I believe, however, that there is more than just poetry in the biblical creation account. In what follows I argue that we should take the Hebrew cosmology as a prescientific attempt to understand the universe. Parallel accounts in other ancient mythologies will be the principal evidence I offer. One of the first problems we have is that there is no word in Hebrew for the Greek kosmos. Kosmos was first used by Pythagoras, who is said to be the first Greek to conceive of the universe as a rational, unified whole. Such a notion is crucial to the scientific idea that things operate according to law-like regularity. For the Hebrews the universe is not a kosmos, but a loose aggregate held together and directed by God’s will.(5) If God’s will is free–this is an assumption threatened in some evangelical doctrines of God–then the results of such a will are not predictable events. This is why the biblical idea of creation can never be called “scientific,” and why “scientific creationism” will always be a contradiction in terms.

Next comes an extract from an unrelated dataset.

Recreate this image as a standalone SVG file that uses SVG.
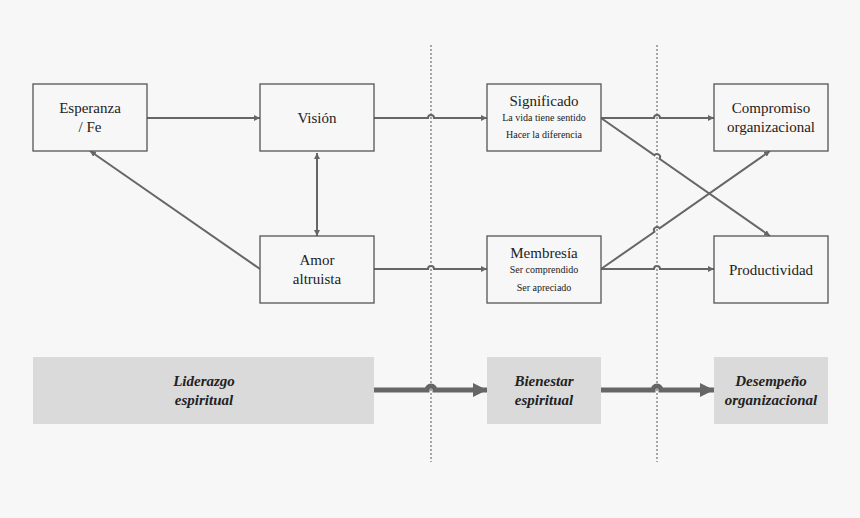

  1. THE FIRMAMENT AS THE DOME OF HEAVEN

The most striking feature of the Old Testament world is the “firmament,” a solid dome which separates “the waters from the waters” (Gen. 1:6). The Hebrew word translated in the Latin Vulgate as firmamentum is raqia’ whose verb form means “to spread, stamp or beat out.” The material beaten out is not directly specified, but both biblical and extrabiblical evidence suggests that it is metal. A verb form of raqia’ is used in both of these passages: “And gold leaf was hammered out…” (Ex. 39:3); and “beaten silver is brought from Tarshish” (Jer. l0:9). There are indeed figurative uses of this term. A firmament is part of the first vision of Ezekiel (1:22,26), and the editors of the evangelical Theological Wordbook of the Old Testament cite this as evidence that the Hebrews did not believe in a literal sky-dome. It is clear, however, that Ezekiel’s throne chariot is the cosmos in miniature, and the use of raqia’ most likely refers to a solid canopy (it shines “like crystal”) than to a limited space.(6)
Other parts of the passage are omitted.